2. Such and such jobs make them good money.
3. Such and such places are comfy and safe.
4. Such and such jobs are informative.
5. How such and such good jobs come in students' way or are had.
.....
The process I could, if I try, layman as I am as an ESL instructor committed to "Communicative Approach", think of would be, in my imagination alone:
Making groups---changing partners inside a certain group---the group coming together---collecting information and scooping main points---presenting them to the rest of the groups (yeah! the presentation part is the toughest and most frustrating part of it all for both parties: students vs. teacher; speakers vs. listeners. I agree with you letter perfect.)
Sorry, I don't know. Whatever form it will be in, it sure is worth trying. I mean the form you suggest afraid of making the participants scared. Making them scared is the worst sin in the kind of class where the participants are low in their TOEIC score, or ability and fluency of using English.

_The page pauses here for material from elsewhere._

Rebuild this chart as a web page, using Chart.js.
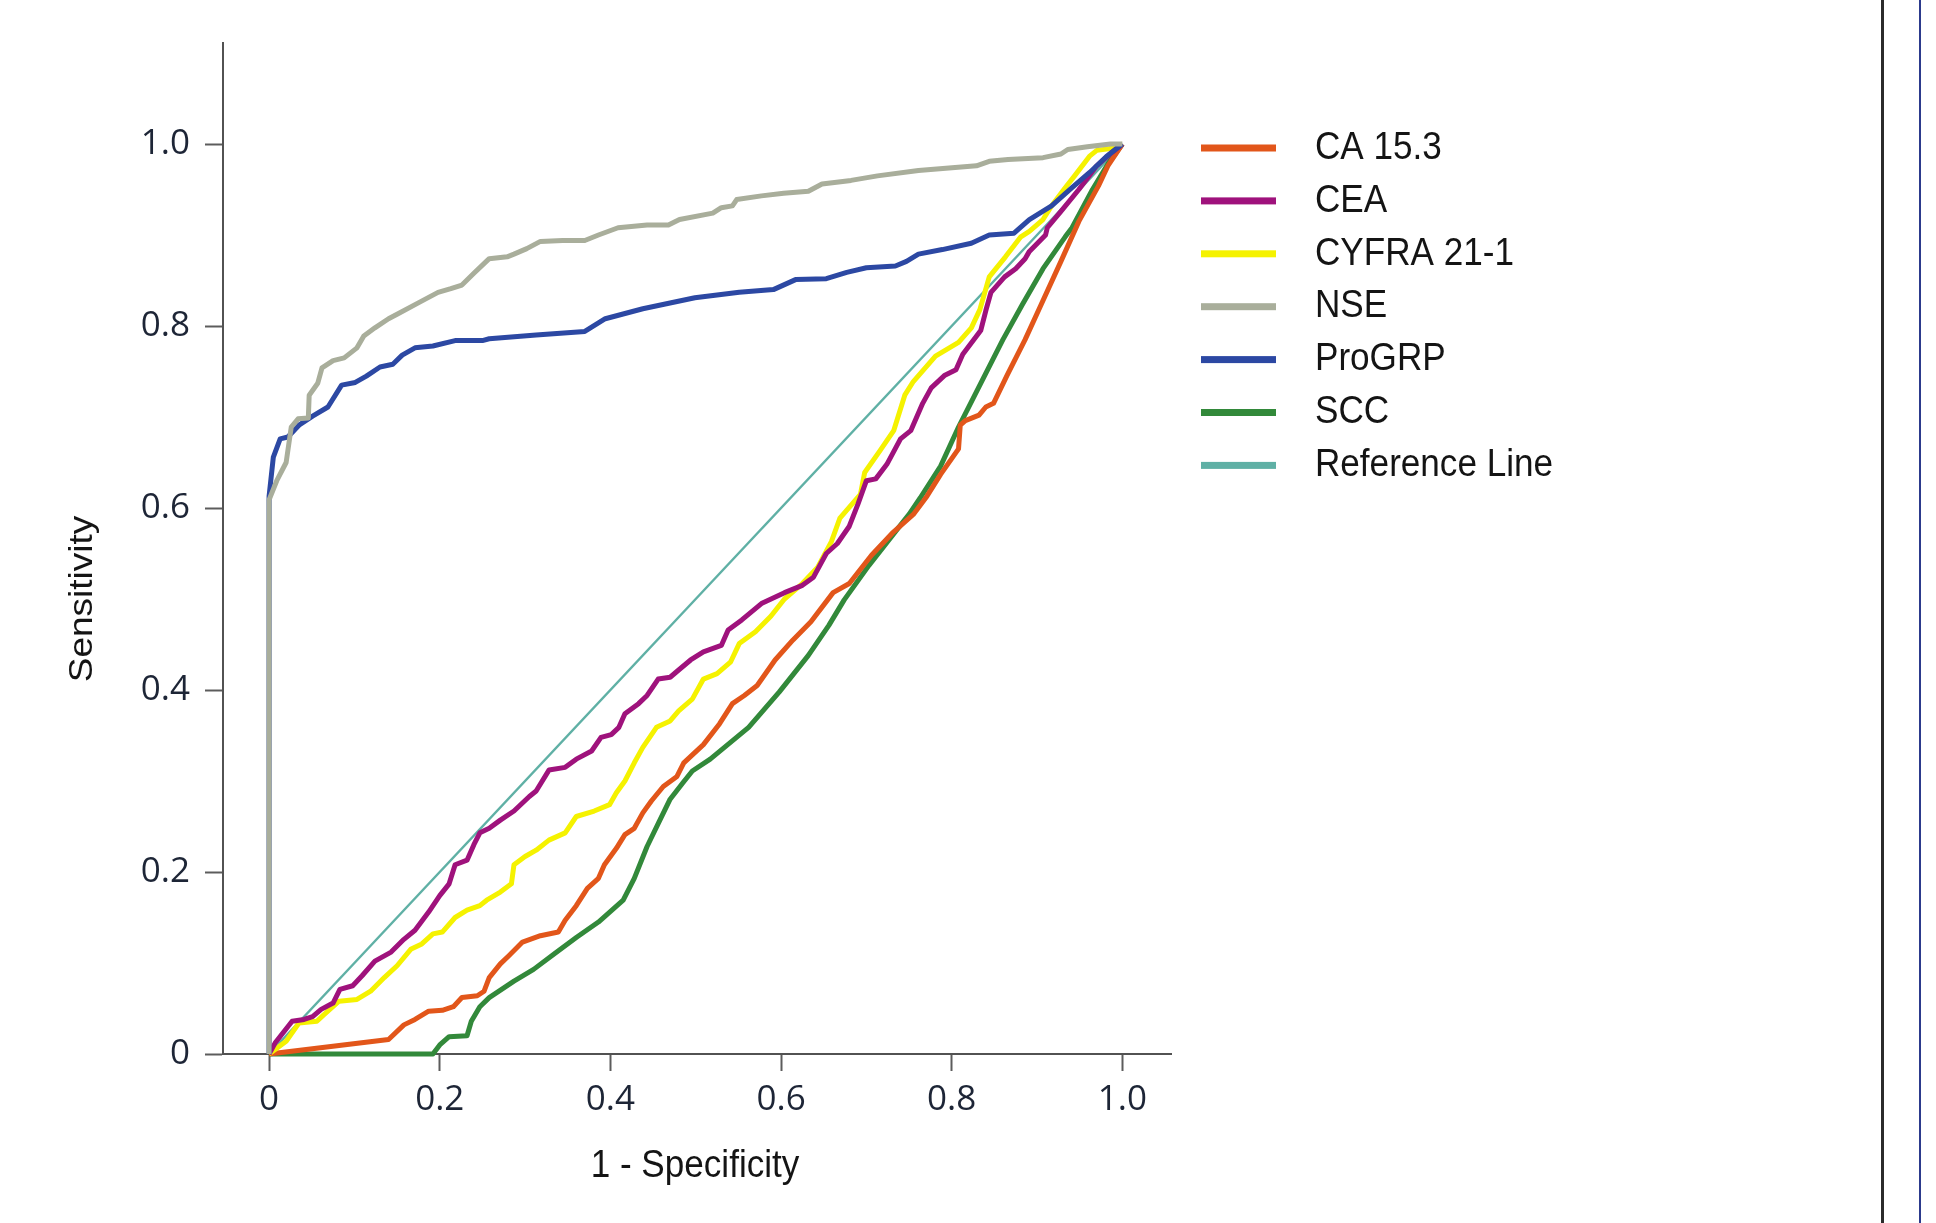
<!DOCTYPE html>
<html>
<head>
<meta charset="utf-8">
<title>ROC curves</title>
<script src="https://cdn.jsdelivr.net/npm/chart.js@4.4.1/dist/chart.umd.min.js"></script>
<style>
  html, body { margin: 0; padding: 0; background: #fff; }
  #wrap { position: relative; width: 1936px; height: 1223px; overflow: hidden; }
  #roc { position: absolute; left: 0; top: 0; }
  .edge { position: absolute; top: 0; height: 1223px; }
</style>
</head>
<body>
<div id="wrap">
  <canvas id="roc" width="1936" height="1223"></canvas>
  <div class="edge" style="left:1881px;width:3px;background:#2b2b2b"></div>
  <div class="edge" style="left:1919px;width:2px;background:#2c3a8c"></div>
</div>
<script>
// ROC curves, [1 - specificity, sensitivity]
const ca153 = [[0,0],[0.140,0.016],[0.158,0.032],[0.171,0.038],[0.187,0.047],[0.203,0.048],[0.216,0.052],[0.226,0.062],[0.244,0.064],[0.252,0.069],[0.258,0.084],[0.271,0.099],[0.281,0.108],[0.297,0.123],[0.318,0.130],[0.339,0.134],[0.347,0.147],[0.360,0.163],[0.373,0.182],[0.386,0.193],[0.393,0.208],[0.407,0.226],[0.417,0.241],[0.428,0.248],[0.438,0.265],[0.448,0.278],[0.462,0.294],[0.478,0.305],[0.486,0.320],[0.509,0.340],[0.528,0.363],[0.543,0.385],[0.557,0.394],[0.572,0.405],[0.593,0.433],[0.614,0.455],[0.635,0.475],[0.661,0.507],[0.680,0.517],[0.706,0.548],[0.730,0.572],[0.755,0.593],[0.771,0.613],[0.787,0.637],[0.808,0.665],[0.810,0.691],[0.816,0.696],[0.832,0.702],[0.840,0.711],[0.849,0.715],[0.865,0.746],[0.886,0.785],[0.905,0.824],[0.928,0.871],[0.949,0.915],[0.972,0.954],[0.983,0.976],[1,1]];

const cea = [[0,0],[0.007,0.012],[0.027,0.036],[0.041,0.038],[0.051,0.041],[0.061,0.049],[0.075,0.056],[0.083,0.071],[0.098,0.075],[0.109,0.086],[0.124,0.102],[0.143,0.112],[0.158,0.126],[0.171,0.136],[0.187,0.156],[0.200,0.174],[0.211,0.187],[0.218,0.208],[0.232,0.213],[0.240,0.230],[0.247,0.243],[0.258,0.248],[0.271,0.257],[0.287,0.267],[0.305,0.283],[0.313,0.289],[0.328,0.312],[0.347,0.315],[0.360,0.324],[0.378,0.333],[0.389,0.348],[0.401,0.351],[0.410,0.359],[0.417,0.374],[0.433,0.385],[0.443,0.394],[0.456,0.412],[0.470,0.414],[0.480,0.422],[0.494,0.433],[0.509,0.442],[0.530,0.449],[0.538,0.466],[0.554,0.477],[0.577,0.495],[0.604,0.507],[0.625,0.515],[0.638,0.524],[0.653,0.550],[0.666,0.561],[0.680,0.580],[0.690,0.604],[0.700,0.630],[0.711,0.632],[0.724,0.648],[0.740,0.676],[0.752,0.685],[0.766,0.715],[0.776,0.732],[0.792,0.746],[0.805,0.752],[0.813,0.769],[0.834,0.795],[0.840,0.817],[0.846,0.837],[0.862,0.854],[0.875,0.863],[0.886,0.874],[0.891,0.882],[0.910,0.900],[0.912,0.908],[0.928,0.926],[0.949,0.950],[0.970,0.976],[0.988,0.991],[1,1]];

const cyfra = [[0,0],[0.020,0.014],[0.035,0.034],[0.056,0.036],[0.064,0.043],[0.082,0.058],[0.103,0.060],[0.119,0.069],[0.135,0.084],[0.150,0.097],[0.166,0.115],[0.179,0.121],[0.192,0.132],[0.203,0.134],[0.218,0.150],[0.232,0.158],[0.247,0.163],[0.255,0.169],[0.271,0.178],[0.284,0.187],[0.287,0.208],[0.300,0.217],[0.313,0.224],[0.328,0.235],[0.347,0.243],[0.360,0.261],[0.381,0.267],[0.399,0.274],[0.407,0.287],[0.417,0.300],[0.428,0.320],[0.438,0.337],[0.454,0.359],[0.470,0.366],[0.480,0.377],[0.496,0.390],[0.509,0.412],[0.525,0.418],[0.541,0.431],[0.551,0.451],[0.570,0.464],[0.588,0.481],[0.604,0.500],[0.625,0.517],[0.643,0.535],[0.659,0.563],[0.669,0.589],[0.693,0.615],[0.698,0.639],[0.716,0.663],[0.732,0.685],[0.745,0.724],[0.755,0.739],[0.781,0.767],[0.808,0.782],[0.823,0.798],[0.833,0.818],[0.844,0.854],[0.863,0.876],[0.881,0.898],[0.891,0.904],[0.907,0.917],[0.917,0.932],[0.933,0.952],[0.944,0.965],[0.962,0.987],[0.970,0.993],[0.986,0.995],[1,1]];

const nse = [[0,0],[0,0.609],[0.009,0.630],[0.020,0.650],[0.026,0.689],[0.034,0.698],[0.046,0.699],[0.047,0.724],[0.057,0.737],[0.062,0.754],[0.075,0.762],[0.088,0.765],[0.103,0.776],[0.111,0.789],[0.124,0.798],[0.140,0.808],[0.150,0.813],[0.176,0.826],[0.198,0.837],[0.213,0.841],[0.226,0.845],[0.240,0.858],[0.258,0.874],[0.279,0.876],[0.287,0.879],[0.302,0.885],[0.318,0.893],[0.344,0.894],[0.370,0.894],[0.386,0.900],[0.409,0.908],[0.443,0.911],[0.468,0.911],[0.481,0.917],[0.520,0.924],[0.530,0.930],[0.543,0.932],[0.548,0.939],[0.577,0.943],[0.603,0.946],[0.632,0.948],[0.648,0.956],[0.682,0.960],[0.713,0.965],[0.761,0.971],[0.829,0.976],[0.844,0.981],[0.866,0.983],[0.907,0.985],[0.928,0.989],[0.936,0.994],[0.959,0.997],[0.986,1.0],[1,1]];

const progrp = [[0,0],[0,0.613],[0.005,0.656],[0.013,0.676],[0.022,0.678],[0.035,0.691],[0.051,0.701],[0.069,0.711],[0.085,0.735],[0.101,0.738],[0.114,0.745],[0.130,0.755],[0.145,0.758],[0.156,0.768],[0.171,0.776],[0.192,0.778],[0.218,0.784],[0.250,0.784],[0.258,0.786],[0.313,0.790],[0.370,0.794],[0.394,0.808],[0.438,0.819],[0.499,0.831],[0.551,0.837],[0.591,0.840],[0.617,0.851],[0.653,0.852],[0.677,0.859],[0.700,0.864],[0.734,0.866],[0.747,0.871],[0.761,0.879],[0.789,0.884],[0.823,0.891],[0.844,0.900],[0.873,0.902],[0.891,0.917],[0.917,0.932],[0.941,0.952],[0.962,0.969],[0.981,0.986],[1,1]];

const scc = [[0,0],[0.192,0],[0.200,0.010],[0.211,0.019],[0.232,0.020],[0.237,0.036],[0.247,0.052],[0.258,0.062],[0.287,0.080],[0.310,0.093],[0.334,0.110],[0.360,0.128],[0.386,0.145],[0.415,0.169],[0.428,0.193],[0.443,0.228],[0.457,0.255],[0.470,0.280],[0.485,0.298],[0.496,0.311],[0.517,0.324],[0.562,0.359],[0.598,0.398],[0.632,0.438],[0.656,0.471],[0.674,0.499],[0.703,0.537],[0.734,0.574],[0.750,0.593],[0.763,0.611],[0.787,0.646],[0.808,0.689],[0.834,0.737],[0.860,0.785],[0.883,0.824],[0.907,0.863],[0.933,0.898],[0.941,0.908],[0.965,0.950],[0.983,0.978],[1,1]];

const refLine = [[0,0],[1,1]];

const seriesNames = ['CA 15.3', 'CEA', 'CYFRA 21-1', 'NSE', 'ProGRP', 'SCC', 'Reference Line'];
const seriesData = [ca153, cea, cyfra, nse, progrp, scc, refLine];
const seriesColors = ['#e2561a', '#9f127c', '#f5f200', '#a9ae9b', '#2c48a3', '#32893a', '#5fb0a5'];
const seriesWidths = [5, 5, 5, 5, 5, 5, 2.5];
const drawOrder = [4, 2, 3, 0, 1, 5, 6];   // lower = drawn on top

const tickValues = [0, 0.2, 0.4, 0.6, 0.8, 1.0];
const tickLabels = ['0', '0.2', '0.4', '0.6', '0.8', '1.0'];
const xTitle = '1 - Specificity';
const yTitle = 'Sensitivity';

// the SPSS-style texts in the figure are a little narrower than Arial
const SQUEEZE = 0.9;
const textFont = '"Liberation Sans", Arial, sans-serif';
const tickFont = {family: '"Open Sans", "Noto Sans", sans-serif', size: 35};
const tickColor = '#1d2536';

// axis titles and legend drawn by hand so they can be squeezed like the original
const rocText = {
  id: 'rocText',
  afterDraw(chart) {
    const {ctx, scales: {x, y}} = chart;
    ctx.save();
    ctx.fillStyle = '#141414';

    ctx.font = '37px ' + textFont;
    ctx.textAlign = 'center';
    ctx.textBaseline = 'alphabetic';
    ctx.save();
    ctx.translate(92, y.getPixelForValue(0.5));
    ctx.scale(SQUEEZE, 1);
    ctx.rotate(-Math.PI / 2);
    ctx.fillText(yTitle, 0, 0);
    ctx.restore();

    ctx.font = '39px ' + textFont;
    ctx.save();
    ctx.translate((x.left + x.right) / 2 - 2, 1177);
    ctx.scale(SQUEEZE, 1);
    ctx.fillText(xTitle, 0, 0);
    ctx.restore();

    ctx.textAlign = 'left';
    ctx.textBaseline = 'middle';
    chart.data.datasets.forEach((ds, i) => {
      const cy = 148 + i * 52.9;
      ctx.fillStyle = ds.borderColor;
      ctx.fillRect(1201, cy - 3.5, 75, 7);
      ctx.fillStyle = '#141414';
      ctx.save();
      ctx.translate(1315, cy);
      ctx.scale(SQUEEZE, 1);
      ctx.fillText(ds.label, 0, 0);
      ctx.restore();
    });
    ctx.restore();
  }
};

const ctx = document.getElementById('roc').getContext('2d');

new Chart(ctx, {
  type: 'line',
  data: {
    datasets: seriesNames.map((name, i) => ({
      label: name,
      data: seriesData[i].map(([x, y]) => ({x, y})),
      borderColor: seriesColors[i],
      backgroundColor: seriesColors[i],
      borderWidth: seriesWidths[i],
      borderJoinStyle: 'round',
      pointRadius: 0,
      tension: 0,
      fill: false,
      clip: false,
      order: drawOrder[i]
    }))
  },
  options: {
    responsive: false,
    animation: false,
    devicePixelRatio: 1,
    events: [],
    layout: { padding: { left: 0, top: 43, right: 765, bottom: 0 } },
    plugins: { legend: { display: false }, tooltip: { enabled: false } },
    scales: {
      x: {
        type: 'linear',
        min: -0.054,
        max: 1.057,
        afterBuildTicks: s => { s.ticks = tickValues.map(v => ({value: v})); },
        afterFit: s => { s.height = 169; },
        ticks: {
          callback: (v, i) => tickLabels[i],
          font: tickFont,
          color: tickColor,
          padding: 8,
          maxRotation: 0
        },
        grid: { drawOnChartArea: false, tickLength: 17, tickColor: '#5c5c5c', tickWidth: 2 },
        border: { display: true, color: '#525252', width: 2 }
      },
      y: {
        type: 'linear',
        min: 0,
        max: 1.111,
        afterBuildTicks: s => { s.ticks = tickValues.map(v => ({value: v})); },
        afterFit: s => { s.width = 223; },
        ticks: {
          callback: (v, i) => tickLabels[i],
          font: tickFont,
          color: tickColor,
          padding: 15
        },
        grid: { drawOnChartArea: false, tickLength: 18, tickColor: '#5c5c5c', tickWidth: 2 },
        border: { display: true, color: '#525252', width: 2 }
      }
    }
  },
  plugins: [rocText]
});
</script>
</body>
</html>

I may be asking too much. However, in my perception a class should consist of a variety of activities for the participants to fight shy of getting bored of the single on activity of chatting with occasional intrusion of the instructor who gives around chips. The variety needn't be widely ranged. They may need to be in accordance with the points they are supposed to elicit from the lesson.
The main principle is, not that the instructor teaches them something, but that the participants learn something through using English by/for themselves. Do you and I share the same principle? If so, it's tremendously easy to work.